Dünya Sağlık Örgütü (DSÖ) Genel Direktörü Tedros Adhanom Ghebreyesus’un açıklamaları geçen hafta yeniden gündemimize oturdu: "Yeni M çiçeği salgını kontrol altına alınabilir ve durdurulabilir." Peki, gerçekten öyle mi?
Tüm dünyayı etkileyen COVID-19 pandemisinin ardından, bu kez başka bir virüsle karşı karşıyayız. 2022'de başlayan küresel M çiçeği (mpox) salgını, hâlâ devam eden ve özellikle Afrika'da büyük bir tehdit oluşturan bir kriz. Yalnızca Kongo Demokratik Cumhuriyeti'nde 16 binden fazla şüpheli vaka ve 575 ölüm rapor edildi. Bulaşma hızla yayılıyor ve bu sadece Afrika'nın sorunu değil; İsveç’ten Tayland’a kadar farklı bölgelerde de vakalar bildirilmiş durumda.
Peki, bu virüs neden bu kadar tehlikeli ve DSÖ'nün hazırladığı "Küresel M çiçeği Stratejik Hazırlık ve Müdahale Planı" gerçekten bu salgını durdurabilecek mi?

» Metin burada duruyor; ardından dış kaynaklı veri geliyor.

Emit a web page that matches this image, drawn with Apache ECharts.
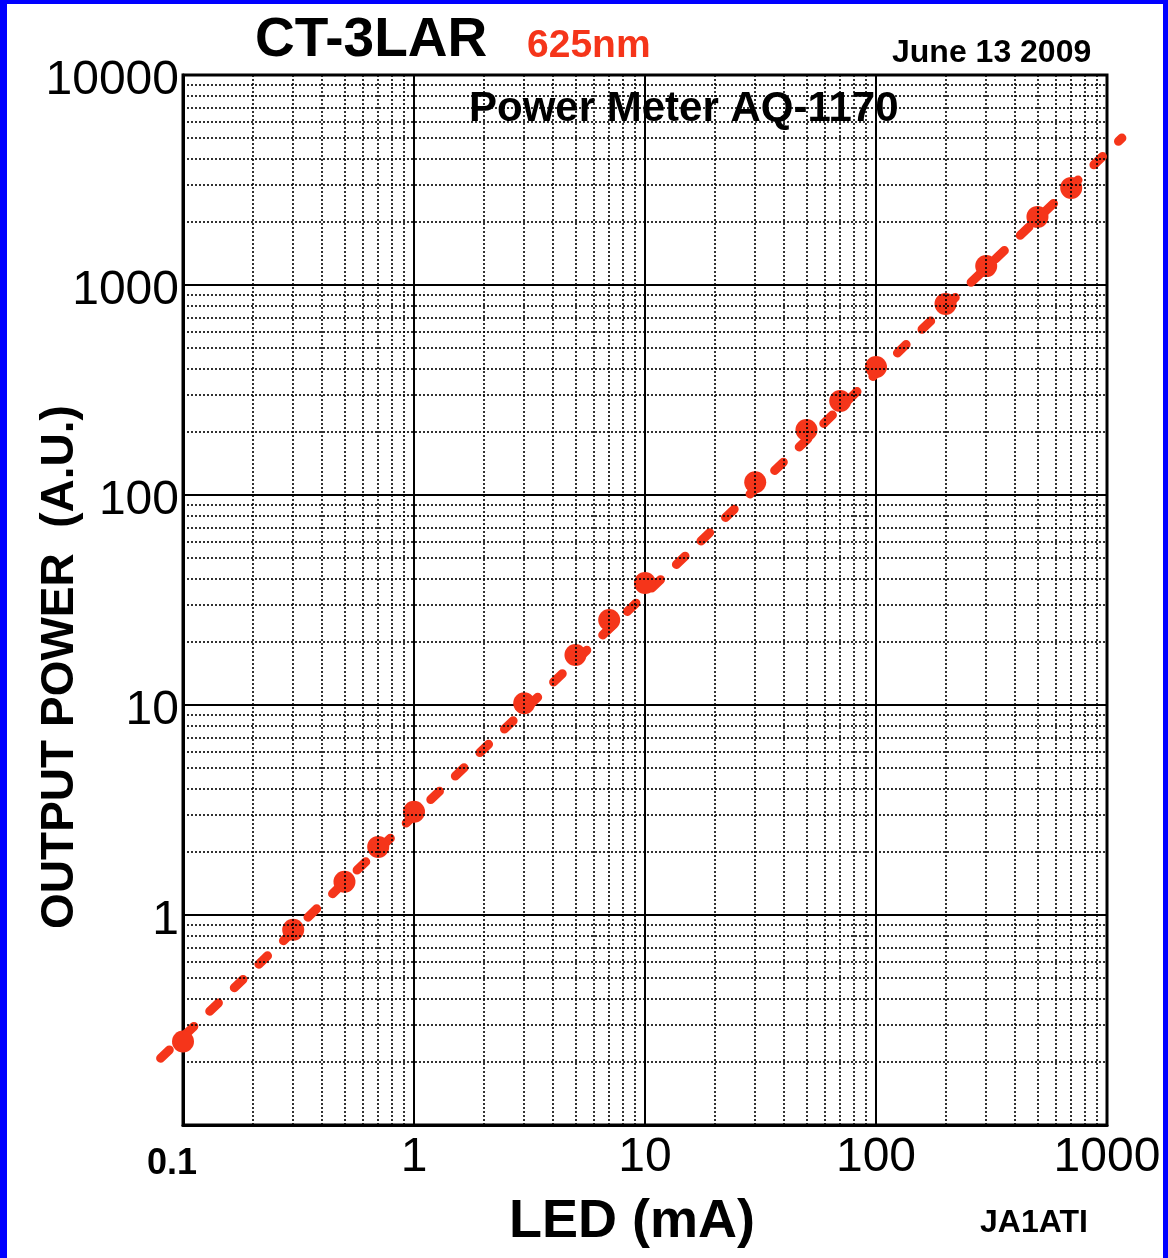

M çiçeği: Bilinmeyen bir tehlike mi?
M çiçeği, kökeni hayvanlara dayanan zoonotik bir virüs. Kemirgenler (fareler ve sincaplar gibi) ya da enfekte olmuş bireylerle doğrudan temas sonucu insana bulaşıyor. En yaygın bulaşma şekli ise enfekte kişilerin vücut sıvıları veya döküntüleriyle temas etmek. Üstelik, bu döküntülerin bulaştığı giysi, havlu ya da çarşaf gibi eşyalar da virüsü taşımaya devam ediyor. COVID-19’dan öğrendiğimiz gibi, temas yoluyla yayılan virüslerin kontrolü zor. Ancak M çiçeği, bu bulaşma yollarıyla sınırlı kalmıyor; enfekte bireylerin vücut sıvılarıyla ya da döküntülerle temas da ciddi bir risk oluşturuyor.

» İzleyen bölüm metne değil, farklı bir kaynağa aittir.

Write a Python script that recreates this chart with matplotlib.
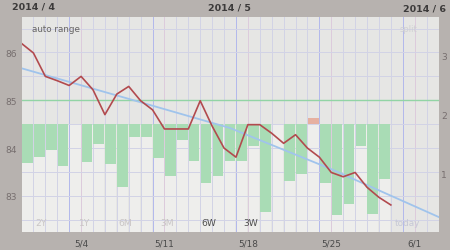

İlk belirtiler, virüsü aldıktan 5 ila 21 gün sonra ortaya çıkıyor ve su çiçeğine benzeyen döküntüler, lenf bezlerinde şişlik, kas ve sırt ağrıları gibi semptomlarla kendini gösteriyor. Hastalık çoğu kişide hafif seyretse de, ağır vakaların sayısı göz ardı edilemeyecek kadar fazla.

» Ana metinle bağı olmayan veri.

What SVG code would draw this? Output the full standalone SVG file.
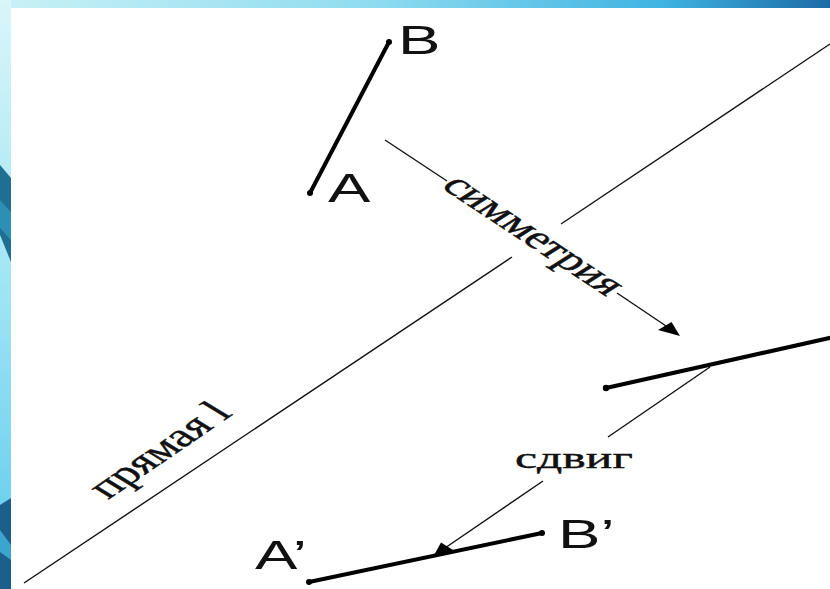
<svg xmlns="http://www.w3.org/2000/svg" width="830" height="589" viewBox="0 0 830 589">
  <defs>
    <linearGradient id="topg" x1="0" y1="0" x2="1" y2="0">
      <stop offset="0" stop-color="#c9f1f6"/>
      <stop offset="0.45" stop-color="#8fdcf0"/>
      <stop offset="0.8" stop-color="#3fb3e2"/>
      <stop offset="1" stop-color="#1b6aa6"/>
    </linearGradient>
    <linearGradient id="leftg" x1="0" y1="0" x2="0" y2="1">
      <stop offset="0" stop-color="#d9f6f9"/>
      <stop offset="0.5" stop-color="#9fe4f4"/>
      <stop offset="1" stop-color="#5cc9ec"/>
    </linearGradient>
    <style>
      .thin { stroke: #111; stroke-width: 1.4; fill: none; }
      .thick { stroke: #000; stroke-width: 4; fill: none; stroke-linecap: round; }
      .dot { fill: #000; }
      .head { fill: #000; }
      .lbl { font-family: "Liberation Sans", Arial, sans-serif; font-size: 41px; fill: #111; }
      .ser { font-family: "Liberation Serif", "Times New Roman", serif; fill: #111; stroke: #111; stroke-width: 0.4; }
    </style>
  </defs>

  <!-- background -->
  <rect x="0" y="0" width="830" height="589" fill="#ffffff"/>
  <rect x="0" y="0" width="830" height="8" fill="url(#topg)"/>
  <rect x="0" y="0" width="11" height="589" fill="url(#leftg)"/>
  <path d="M0 165 L11 178 L11 262 L0 235 Z" fill="#1f6f93"/>
  <path d="M0 200 L11 212 L11 240 L0 228 Z" fill="#2d8fb3"/>
  <path d="M0 505 L11 498 L11 589 L0 589 Z" fill="#1d5f8c"/>
  <path d="M0 530 L11 545 L11 560 L0 552 Z" fill="#3aa6cf"/>

  <!-- line l -->
  <g id="line-l">
    <line class="thin" x1="24" y1="583" x2="512" y2="257"/>
    <line class="thin" x1="561" y1="224" x2="830" y2="44"/>
    <text class="ser" font-size="33" textLength="118" lengthAdjust="spacingAndGlyphs" transform="translate(108,500) scale(1.55,1) rotate(-46.6)" x="0" y="0">прямая l</text>
  </g>

  <!-- segment AB -->
  <g id="segment-AB">
    <line class="thick" x1="310" y1="193" x2="389" y2="42"/>
    <circle class="dot" cx="310" cy="193" r="3"/>
    <circle class="dot" cx="389" cy="42" r="3"/>
    <text class="lbl" transform="translate(398,54) scale(1.55,1)">B</text>
    <text class="lbl" transform="translate(328,202) scale(1.55,1)">A</text>
  </g>

  <!-- reflected segment -->
  <g id="segment-reflected">
    <line class="thick" x1="606" y1="388" x2="834" y2="337"/>
    <circle class="dot" cx="606" cy="388" r="3.2"/>
  </g>

  <!-- segment A'B' -->
  <g id="segment-A1B1">
    <line class="thick" x1="309" y1="582" x2="542" y2="533"/>
    <circle class="dot" cx="309" cy="582" r="3"/>
    <circle class="dot" cx="542" cy="533" r="3"/>
    <text class="lbl" transform="translate(255,569) scale(1.55,1)">A’</text>
    <text class="lbl" transform="translate(558,548) scale(1.55,1)">B’</text>
  </g>

  <!-- connectors -->
  <g id="connectors">
    <g id="arrow-symmetry">
      <line class="thin" x1="385" y1="140" x2="447" y2="181"/>
      <line class="thin" x1="617" y1="293" x2="672" y2="330"/>
      <polygon class="head" points="680,336 658,330 671.5,322"/>
      <text class="ser" font-size="32" text-anchor="middle" textLength="154" lengthAdjust="spacingAndGlyphs" transform="translate(531,237) scale(1.55,1) rotate(45.7)" x="0" y="7">симметрия</text>
    </g>
    <g id="arrow-shift">
      <line class="thin" x1="710" y1="367" x2="608" y2="437"/>
      <line class="thin" x1="543" y1="481" x2="445" y2="548"/>
      <polygon class="head" points="433,557 454.6,551 441,542.6"/>
      <text class="ser" font-size="30" textLength="76" lengthAdjust="spacingAndGlyphs" transform="translate(515,468) scale(1.55,1)" x="0" y="0">сдвиг</text>
    </g>
  </g>
</svg>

Küresel mücadelede koordinasyonun önemi
DSÖ, salgını kontrol altına almak için "Küresel M çiçeği Stratejik Hazırlık ve Müdahale Planı" adını verdiği kapsamlı bir plan üzerinde çalışıyor. Ghebreyesus’un konuşmasında da altını çizdiği gibi, bu plan sadece gözetim ve müdahale stratejilerini değil, aynı zamanda tıbbi karşı önlemlere eşit erişim ve toplulukların salgın önleme süreçlerine aktif katılımını da içeriyor. Bu, COVID-19'dan çıkarılan en büyük derslerden biri olabilir: Salgınlarla başa çıkmak sadece bilim insanlarının ve hükümetlerin değil, tüm toplumun işbirliğiyle mümkün.
Ancak, bu işbirliği ne kadar etkili olacak? Virüsün, başta Kongo Demokratik Cumhuriyeti olmak üzere, Afrika'da daha yoğun etkili olduğu gerçeği var. Afrika, salgınların ve sağlık krizlerinin en sert yaşandığı kıta olarak biliniyor. Kıtadaki zayıf sağlık altyapısı ve sınırlı kaynaklar, bu tür virüslerle mücadeleyi çok daha karmaşık hale getiriyor. Bu noktada, Ghebreyesus’un belirttiği gibi, DSÖ'nün Afrika Birliği Hastalık Kontrol ve Önleme Merkezi ile işbirliği yaparak müdahale çabalarını koordine etmesi son derece kritik.